In previous post The implication of new firmware released for OCZ SSD on computer forensics I asked a number of questions. The post was also send to an internal mailing list where I work. A number of responses came back and I thought I'd share them
1. What are the implications of having this included in the firmware of SSD drives and how would you acquire such a drive?
The implications are wide ranging, but essentially the volume of recoverable data may be reduced. (Forensic analysis of deleted items, system artefacts, etc may not be possible). However, acquisition methods will not be affected.
2. Does the firmware start clearing sectors when it is simply to a power supply or does it require other hardware to be attached?
3. If it starts clearing sectors when connected to a power supply what legal implication will this have if during the acquisition of the drive potential evidence is been deleted by the built-in firmware before if can be forensically acquired ?
No, the firmware does not clear sectors when powered up. It requires an operating system that supports the TRIM command. OCZ SSD's now have the ability to use TRIM under win7, linux, OSX but only where the operating system, firmware, and associated software are correctly installed.
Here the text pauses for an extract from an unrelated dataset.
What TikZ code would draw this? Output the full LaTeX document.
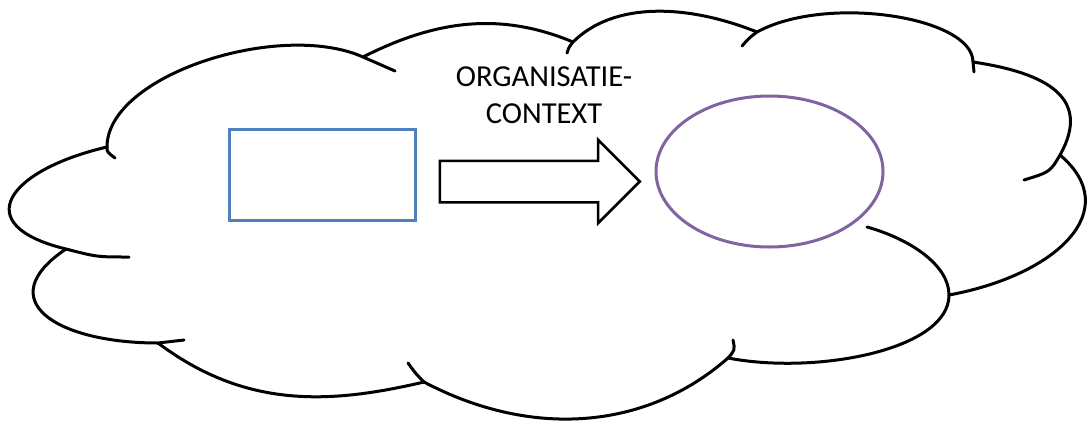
\documentclass[tikz,border=0pt]{standalone}
\usepackage{fontspec}
\setmainfont{Carlito}
\usetikzlibrary{shapes, arrows, positioning, calc}
\definecolor{kaderblauw}{RGB}{79,129,189}
\definecolor{ovaalpaars}{RGB}{128,100,162}

\begin{document}
\begin{tikzpicture}[x=1pt,y=-1pt]
    \tikzstyle{every node} = [font=\fontsize{30.5}{37}\selectfont]
    \tikzstyle{wolk} = [line width=3pt, line cap=round, line join=round]
    \tikzstyle{kader} = [draw=kaderblauw, line width=3pt, rectangle, minimum width=186, minimum height=91, inner sep=0pt]
    \tikzstyle{ovaal} = [draw=ovaalpaars, line width=3pt, ellipse, minimum width=227, minimum height=151, inner sep=0pt]
    \tikzstyle{pijl} = [draw, line width=2.5pt, single arrow, single arrow head extend=21, inner xsep=0pt, inner ysep=19.5, minimum height=200]
    \useasboundingbox (0,0) rectangle (1091,421);

    % cloud, lobe by lobe, with the short inner arcs
    \draw[wolk] (115,158) .. controls (107,152) .. (107,147)
        .. controls (107,75) and (280,20) .. (363,57) -- (395,71);
    \draw[wolk] (107,147) .. controls (8,170) and (-33,225) .. (66,249)
        .. controls (97,257) .. (129,257);
    \draw[wolk] (66,249) .. controls (-10,300) and (56,343) .. (158,343) -- (184,340);
    \draw[wolk] (158,343) .. controls (246,409) and (330,404) .. (424,382);
    \draw[wolk] (408,363) .. controls (416,374) .. (424,382)
        .. controls (530,438) and (645,431) .. (728,358)
        .. controls (735,350) .. (733,340);
    \draw[wolk] (728,358) .. controls (816,375) and (949,350) .. (949,295)
        .. controls (949,265) and (910,239) .. (867,227);
    \draw[wolk] (949,295) .. controls (1057,275) and (1125,210) .. (1060,155);
    \draw[wolk] (1024,180) .. controls (1050,172) .. (1060,155)
        .. controls (1092,98) and (1047,73) .. (973,62);
    \draw[wolk] (974,72) -- (973,62)
        .. controls (973,17) and (827,-6) .. (757,32)
        .. controls (749,38) .. (742,46);
    \draw[wolk] (757,32) .. controls (687,4) and (614,1.4) .. (573,42)
        .. controls (569,47) .. (567,53);
    \draw[wolk] (573,42) .. controls (499,11) and (434,21) .. (363,57);

    % place nodes
    \node[kader] (bron) at (322,174.5) {};
    \node[ovaal] (doel) at (769.5,171.5) {};
    \node[align=center, inner sep=0pt] (context) at (544,95) {ORGANISATIE-\\CONTEXT};

    % Connections
    \node[pijl, anchor=tail] (overgang) at ($(bron.east)+(22,7)$) {};

\end{tikzpicture}
\end{document}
4. Are "live" acquisitions still possible with SSD drives with this firmware if we want to consider them forensically sound images. For example creating a logical evidence file of an open encrypted container file.
Yes, see above, as TRIM is not supported under the linux kernel (and would never be supported for a forensic distribution) there will be no loss of data during forensic acquisition.
The only potential issue would be a live acquisition under an operating system that does support TRIM (potentially windows 7).